Re: Scientists locate intelligence ... in brain

From: hal@finney.org
Date: Sat Nov 03 2001 - 09:43:54 MST


Scerir forwards:

> Any
> definition of intelligence, they say, cannot ignore a living being's
> environment, including its very own body. In their view, an organism
> is only intelligent relative to how well it solves the problems that its
> surroundings throw at it. This runs counter to many historical ideas,
> including the concept that the mind is separate from the body, or that it
> is possible to build a desktop computer that thinks like a human
> without having the same physical environment or body.

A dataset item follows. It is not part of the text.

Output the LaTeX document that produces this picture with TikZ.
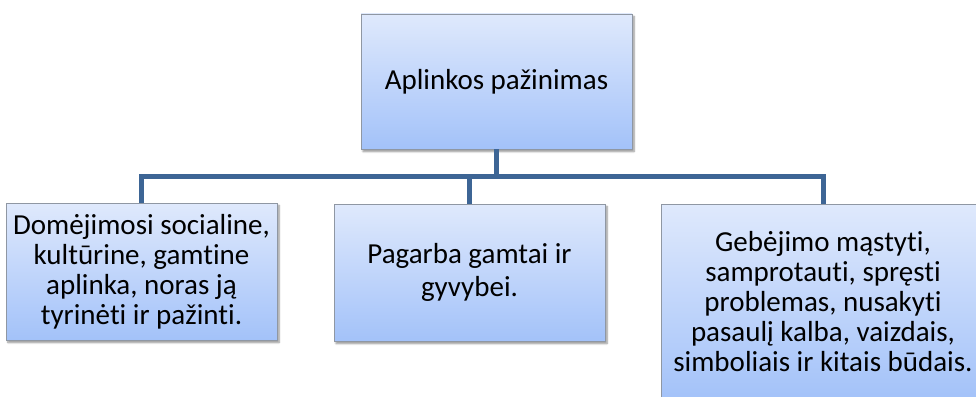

Why was the subject of this posting "Scientists locate intelligence
... in brain", when the claim of the article is that intelligence is
as much a property of the BODY and that the idea of associating it with
just the brain is supposedly obsolete?

> To explore the
> idea of intelligence, the researchers ran computer simulations of
> artificial neural networks called "minibrains." In the simulations, 251
> minibrains each attempted to pick the less popular of two choices, 0
> and 1, analogous to 251 motorists all trying to pick the less congested
> road. This "Minority Game" would be repeated over many successive
> rounds. Each minibrain consisted of three layers of "neurons": "input
> neurons," which dictated how many past rounds it could remember,
> leading to an intermediary layer, which then led into an "output" layer
> that determined what choice was made.

This is the oldest model of neural networks around. These simple 3
layer networks with Hebbian learning models were considered obsolete 30
years ago. I'm amazed that people are still using them and trying to
draw results from them.

> Only when the
> researchers introduced a "rogue" minibrain with more intermediate
> neurons to analyze the past rounds did it attain more than a 50 percent
> success rate. Their simulations suggest that intelligence often hinges
> on how much one can make use of the data in its physical
> environment. (Wakeling and Bak, Physical Review E, November
> 2001)

Gee, let's see, they made a network with more layer-two neurons and it did
better than the ones with fewer. Making a bigger BRAIN made it do better.
Does that surprise anyone? Seem like an earthshaking result?

How exactly does that support their notion that the mind can no longer
be considered separate from the body? They made the BRAIN bigger and
it got more intelligent, unsurprisingly. Seems rather a weak foundation
to draw sweeping philosophical conclusions about the mind-body problem.